MARCELO NINIO
PEQUIM, CHINA – Em meio à maior campanha contra a corrupção de sua história, a China deu início nesta segunda-feira (20) à principal reunião anual do Partido Comunista, com a promessa de fortalecer o Estado de direito.
A mídia estatal tem enfatizado a necessidade de tornar a Justiça do país mais transparente e reduzir a influência dos governos locais nas cortes, mas analistas estão céticos sobre as chances de mudanças significativas.
No ano passado, a abertura da economia dominou a reunião e amplas reformas foram anunciadas para ampliar o papel do mercado, porém o ritmo de sua implementação até agora tem decepcionado os que esperavam resultados mais rápidos.
A sessão plenária do Comitê Central do PC reúne durante quatro dias a cúpula do maior partido do mundo, com 90 milhões de membros. A portas fechadas em um hotel de Pequim, 370 delegados sob o comando do secretário-geral, Xi Jinping.
Entre as decisões esperadas entre os observadores estão a criação de uma superagência anticorrupção, o fortalecimento do Parlamento, que tem papel meramente cerimonial e a reforma do comitê de assuntos políticos e legais do partido, antes comandado pelo ex-todo poderoso Zhou Yongkang.
Especula-se também que poderia ser anunciada um desfecho sobre o destino de Zhou, personagem do mais falado caso de corrupção do momento.
Em agosto, após meses de especulações, foi anunciada uma investigação formal contra ele, rompendo a regra tácita que mantinha intocáveis os ex-membros do Comitê Permanente do Partido Comunista, órgão político máximo da China.
Embora o governo tenha martelado a intenção de revigorar o sistema judiciário, ninguém espera que isso enfraqueça o poder do PC, ao contrário. Desde que assumiu a liderança do partido, no fim de 2012, Xi Jinping colocou no topo da agenda a luta contra a corrupção, que muitos veem como uma forma de afastar rivais.
Segundo a imprensa estatal, milhares de autoridades já foram investigadas.
“O Estado de direito, segundo a interpretação do partido, é a ideia de que ninguém está acima da lei. Mas ela está muito longe do conceito ocidental de independência entre Legislativo, Executivo e Judiciário. Na China, todas as agências respondem ao partido”, observou o jornal “South China Morning Post”, de Hong Kong.
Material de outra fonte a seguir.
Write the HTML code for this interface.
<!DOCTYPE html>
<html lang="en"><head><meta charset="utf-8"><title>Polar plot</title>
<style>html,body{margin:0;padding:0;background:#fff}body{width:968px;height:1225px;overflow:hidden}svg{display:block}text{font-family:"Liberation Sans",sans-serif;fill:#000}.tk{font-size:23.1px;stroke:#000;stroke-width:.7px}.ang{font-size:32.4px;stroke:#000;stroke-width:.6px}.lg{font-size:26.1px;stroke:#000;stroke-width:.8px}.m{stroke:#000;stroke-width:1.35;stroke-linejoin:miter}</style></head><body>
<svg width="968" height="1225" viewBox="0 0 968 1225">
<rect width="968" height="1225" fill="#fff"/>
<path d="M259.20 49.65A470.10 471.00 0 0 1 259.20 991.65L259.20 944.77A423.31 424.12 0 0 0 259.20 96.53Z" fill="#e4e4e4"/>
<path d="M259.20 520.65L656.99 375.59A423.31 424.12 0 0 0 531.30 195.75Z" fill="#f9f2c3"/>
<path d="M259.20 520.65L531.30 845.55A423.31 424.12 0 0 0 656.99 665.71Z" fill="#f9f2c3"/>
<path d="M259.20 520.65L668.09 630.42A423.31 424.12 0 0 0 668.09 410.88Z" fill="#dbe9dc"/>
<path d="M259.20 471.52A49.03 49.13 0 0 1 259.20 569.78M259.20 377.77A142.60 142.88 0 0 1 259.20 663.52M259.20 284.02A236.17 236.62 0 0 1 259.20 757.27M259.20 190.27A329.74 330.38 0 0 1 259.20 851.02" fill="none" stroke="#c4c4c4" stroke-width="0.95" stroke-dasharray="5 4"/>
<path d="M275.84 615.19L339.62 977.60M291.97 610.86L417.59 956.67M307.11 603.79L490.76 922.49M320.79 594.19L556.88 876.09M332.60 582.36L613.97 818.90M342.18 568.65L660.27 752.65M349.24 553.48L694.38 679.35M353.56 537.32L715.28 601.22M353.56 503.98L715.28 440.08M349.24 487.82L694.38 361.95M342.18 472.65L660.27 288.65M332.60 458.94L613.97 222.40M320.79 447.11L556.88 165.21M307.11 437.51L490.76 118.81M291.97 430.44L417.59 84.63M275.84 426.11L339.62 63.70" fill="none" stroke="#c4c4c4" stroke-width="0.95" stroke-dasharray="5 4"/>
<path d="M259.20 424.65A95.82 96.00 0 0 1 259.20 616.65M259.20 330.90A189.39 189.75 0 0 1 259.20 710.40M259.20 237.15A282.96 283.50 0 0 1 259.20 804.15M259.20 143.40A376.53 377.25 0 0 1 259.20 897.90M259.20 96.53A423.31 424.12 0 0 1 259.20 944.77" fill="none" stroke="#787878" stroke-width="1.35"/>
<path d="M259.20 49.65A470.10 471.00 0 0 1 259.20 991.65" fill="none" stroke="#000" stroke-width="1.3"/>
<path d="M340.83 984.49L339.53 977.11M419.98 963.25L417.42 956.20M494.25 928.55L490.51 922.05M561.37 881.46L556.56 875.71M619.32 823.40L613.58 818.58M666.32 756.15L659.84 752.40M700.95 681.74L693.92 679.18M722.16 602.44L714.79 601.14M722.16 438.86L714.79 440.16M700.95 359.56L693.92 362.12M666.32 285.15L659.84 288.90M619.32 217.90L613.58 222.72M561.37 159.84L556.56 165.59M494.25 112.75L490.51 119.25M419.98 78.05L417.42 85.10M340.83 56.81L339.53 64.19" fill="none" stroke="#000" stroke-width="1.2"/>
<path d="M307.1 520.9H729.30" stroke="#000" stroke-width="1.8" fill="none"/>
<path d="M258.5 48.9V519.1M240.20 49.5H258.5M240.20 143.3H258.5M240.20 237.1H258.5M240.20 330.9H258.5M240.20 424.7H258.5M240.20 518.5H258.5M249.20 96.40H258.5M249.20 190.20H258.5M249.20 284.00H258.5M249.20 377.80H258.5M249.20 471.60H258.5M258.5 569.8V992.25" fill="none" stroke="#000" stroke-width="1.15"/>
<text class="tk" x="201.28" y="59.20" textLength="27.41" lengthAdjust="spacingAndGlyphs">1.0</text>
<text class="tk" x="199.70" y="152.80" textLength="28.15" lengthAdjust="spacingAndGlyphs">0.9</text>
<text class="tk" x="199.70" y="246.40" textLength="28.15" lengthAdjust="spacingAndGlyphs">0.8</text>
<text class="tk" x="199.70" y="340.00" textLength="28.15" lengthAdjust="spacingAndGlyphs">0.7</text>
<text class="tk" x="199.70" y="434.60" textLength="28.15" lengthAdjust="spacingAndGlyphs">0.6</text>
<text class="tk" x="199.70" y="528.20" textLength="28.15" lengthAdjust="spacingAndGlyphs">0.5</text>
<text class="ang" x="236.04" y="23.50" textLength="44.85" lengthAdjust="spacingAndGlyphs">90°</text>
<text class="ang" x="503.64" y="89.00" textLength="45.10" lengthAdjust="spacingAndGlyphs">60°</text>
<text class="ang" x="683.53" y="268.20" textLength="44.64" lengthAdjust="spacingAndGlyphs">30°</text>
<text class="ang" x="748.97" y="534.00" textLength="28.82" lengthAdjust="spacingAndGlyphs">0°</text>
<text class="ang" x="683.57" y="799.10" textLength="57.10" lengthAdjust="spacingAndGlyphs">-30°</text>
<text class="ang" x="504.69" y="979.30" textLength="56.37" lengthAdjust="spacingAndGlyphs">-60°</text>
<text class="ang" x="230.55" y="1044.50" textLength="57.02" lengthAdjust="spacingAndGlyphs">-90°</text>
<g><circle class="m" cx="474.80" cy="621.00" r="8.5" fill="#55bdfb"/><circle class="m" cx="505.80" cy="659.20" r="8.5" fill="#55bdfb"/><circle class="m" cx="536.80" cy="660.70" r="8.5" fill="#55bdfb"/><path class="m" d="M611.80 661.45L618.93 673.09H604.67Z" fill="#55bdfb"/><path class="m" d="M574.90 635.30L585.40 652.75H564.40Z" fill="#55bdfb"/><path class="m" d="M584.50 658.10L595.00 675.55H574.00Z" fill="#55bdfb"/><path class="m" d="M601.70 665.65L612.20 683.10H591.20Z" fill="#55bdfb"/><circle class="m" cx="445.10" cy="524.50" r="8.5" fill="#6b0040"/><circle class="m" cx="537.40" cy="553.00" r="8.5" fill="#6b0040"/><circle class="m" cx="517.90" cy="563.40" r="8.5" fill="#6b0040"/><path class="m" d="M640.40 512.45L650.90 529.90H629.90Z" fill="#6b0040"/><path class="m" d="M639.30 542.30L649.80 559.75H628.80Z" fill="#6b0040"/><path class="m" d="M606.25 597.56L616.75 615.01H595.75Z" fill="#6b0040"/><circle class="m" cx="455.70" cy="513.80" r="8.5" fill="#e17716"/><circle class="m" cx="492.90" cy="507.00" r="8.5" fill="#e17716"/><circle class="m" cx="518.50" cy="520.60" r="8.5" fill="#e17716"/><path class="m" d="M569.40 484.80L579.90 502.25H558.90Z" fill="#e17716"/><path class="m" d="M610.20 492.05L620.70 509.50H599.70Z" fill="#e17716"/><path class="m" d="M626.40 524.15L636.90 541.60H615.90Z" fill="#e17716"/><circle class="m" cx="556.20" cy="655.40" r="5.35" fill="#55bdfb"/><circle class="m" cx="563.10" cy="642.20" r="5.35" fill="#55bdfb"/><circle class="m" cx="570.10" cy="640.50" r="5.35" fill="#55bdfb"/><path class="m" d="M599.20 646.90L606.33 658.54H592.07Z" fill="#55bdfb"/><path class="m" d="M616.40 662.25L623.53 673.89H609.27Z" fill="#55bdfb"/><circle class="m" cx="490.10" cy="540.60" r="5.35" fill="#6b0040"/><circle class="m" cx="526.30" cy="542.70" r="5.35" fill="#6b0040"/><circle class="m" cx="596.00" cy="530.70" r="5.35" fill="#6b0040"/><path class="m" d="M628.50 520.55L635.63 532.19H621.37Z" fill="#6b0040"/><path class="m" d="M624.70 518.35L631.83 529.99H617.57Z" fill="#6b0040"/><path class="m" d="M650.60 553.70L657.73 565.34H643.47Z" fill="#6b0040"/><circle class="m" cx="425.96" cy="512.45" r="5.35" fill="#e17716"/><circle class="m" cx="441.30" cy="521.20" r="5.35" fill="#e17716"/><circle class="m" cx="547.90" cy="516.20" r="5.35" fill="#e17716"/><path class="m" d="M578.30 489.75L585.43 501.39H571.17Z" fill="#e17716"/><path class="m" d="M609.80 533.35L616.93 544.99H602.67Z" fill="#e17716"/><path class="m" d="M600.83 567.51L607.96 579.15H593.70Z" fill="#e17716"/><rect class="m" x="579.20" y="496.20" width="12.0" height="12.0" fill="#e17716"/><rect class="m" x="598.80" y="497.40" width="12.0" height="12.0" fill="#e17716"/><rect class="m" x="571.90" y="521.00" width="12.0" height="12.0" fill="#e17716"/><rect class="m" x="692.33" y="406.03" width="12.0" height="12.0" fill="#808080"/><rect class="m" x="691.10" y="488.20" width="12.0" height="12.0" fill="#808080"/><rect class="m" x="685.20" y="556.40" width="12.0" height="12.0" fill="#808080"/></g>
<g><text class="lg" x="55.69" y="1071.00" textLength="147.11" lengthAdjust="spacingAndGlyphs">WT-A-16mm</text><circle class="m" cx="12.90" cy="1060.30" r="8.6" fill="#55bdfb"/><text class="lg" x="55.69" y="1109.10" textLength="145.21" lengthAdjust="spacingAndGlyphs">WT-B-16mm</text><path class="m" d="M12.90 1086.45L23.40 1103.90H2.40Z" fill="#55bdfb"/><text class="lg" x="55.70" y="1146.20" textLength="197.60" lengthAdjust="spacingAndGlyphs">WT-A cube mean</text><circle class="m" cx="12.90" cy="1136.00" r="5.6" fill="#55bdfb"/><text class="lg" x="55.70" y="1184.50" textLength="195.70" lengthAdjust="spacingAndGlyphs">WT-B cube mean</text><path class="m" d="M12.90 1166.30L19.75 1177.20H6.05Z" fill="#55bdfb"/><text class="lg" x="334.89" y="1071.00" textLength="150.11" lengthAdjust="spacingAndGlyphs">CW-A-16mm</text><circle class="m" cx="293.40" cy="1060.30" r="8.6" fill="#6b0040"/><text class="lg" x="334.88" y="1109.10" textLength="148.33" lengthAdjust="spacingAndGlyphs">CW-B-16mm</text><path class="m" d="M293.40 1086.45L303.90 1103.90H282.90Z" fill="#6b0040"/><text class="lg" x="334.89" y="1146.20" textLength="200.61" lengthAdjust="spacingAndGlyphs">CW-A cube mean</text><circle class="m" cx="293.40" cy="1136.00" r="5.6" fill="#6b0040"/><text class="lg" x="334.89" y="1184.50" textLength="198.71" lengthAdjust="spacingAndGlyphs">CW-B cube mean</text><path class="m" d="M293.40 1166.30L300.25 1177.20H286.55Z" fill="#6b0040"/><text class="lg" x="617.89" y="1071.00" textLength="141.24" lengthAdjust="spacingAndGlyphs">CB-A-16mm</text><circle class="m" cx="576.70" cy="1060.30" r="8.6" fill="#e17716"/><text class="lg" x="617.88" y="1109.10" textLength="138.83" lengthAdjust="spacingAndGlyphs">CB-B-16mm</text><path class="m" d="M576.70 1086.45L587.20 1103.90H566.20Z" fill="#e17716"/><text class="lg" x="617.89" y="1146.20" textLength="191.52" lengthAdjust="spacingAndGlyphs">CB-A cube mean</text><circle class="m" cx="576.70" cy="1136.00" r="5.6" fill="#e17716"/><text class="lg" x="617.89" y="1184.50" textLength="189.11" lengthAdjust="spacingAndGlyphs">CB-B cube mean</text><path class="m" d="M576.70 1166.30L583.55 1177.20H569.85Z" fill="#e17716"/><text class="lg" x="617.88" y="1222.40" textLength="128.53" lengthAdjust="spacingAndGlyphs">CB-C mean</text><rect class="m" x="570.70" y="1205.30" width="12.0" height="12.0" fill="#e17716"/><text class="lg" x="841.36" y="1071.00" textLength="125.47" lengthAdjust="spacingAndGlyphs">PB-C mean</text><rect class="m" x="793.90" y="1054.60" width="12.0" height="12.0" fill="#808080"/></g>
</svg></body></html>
A plenária do PC ocorre num momento de turbulência na região autônoma de Hong Kong, onde ativistas protestam pelo direito de ter eleições livres. Pequim considera essas manifestações ilegais.
Outro tema sensível é o da livre concorrência na economia. Nos últimos meses, várias investigações antitruste atingiram multinacionais que atuam no país, gerando protestos de que a ação é discriminatória e a aplicação da lei antimonopólio, pouco transparente.
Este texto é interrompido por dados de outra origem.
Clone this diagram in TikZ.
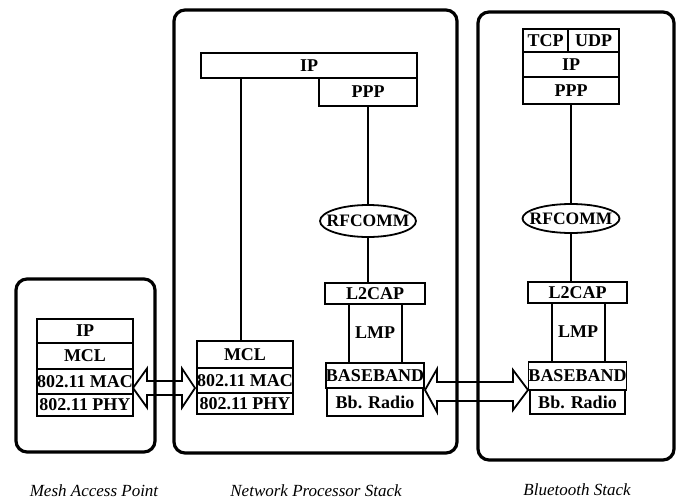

Em artigo publicado no jornal do partido, “Diário do Povo”, o professor de direito Li Shuguang, ressaltou a importância de um sistema judiciário confiável para que a economia continue a crescer.
“A proteção da propriedade intelectual e dos contratos é uma precondição para o desenvolvimento e o crescimento”, escreveu Li, acrescentando que o sistema atual tem deixado muitas brechas para abuso de poder por parte do governo.
Abusos das autoridades foram o tema da carta aberta enviada pela organização Human Rights Watch a Xi Jinping, em que acusa o governo de usar métodos extrajudiciais em sua campanha contra a corrupção e para calar opositores.
“As ações do último ano sob sua liderança demonstram um profundo desprezo pela lei como instrumento para resolver disputas de forma imparcial”, critica a organização.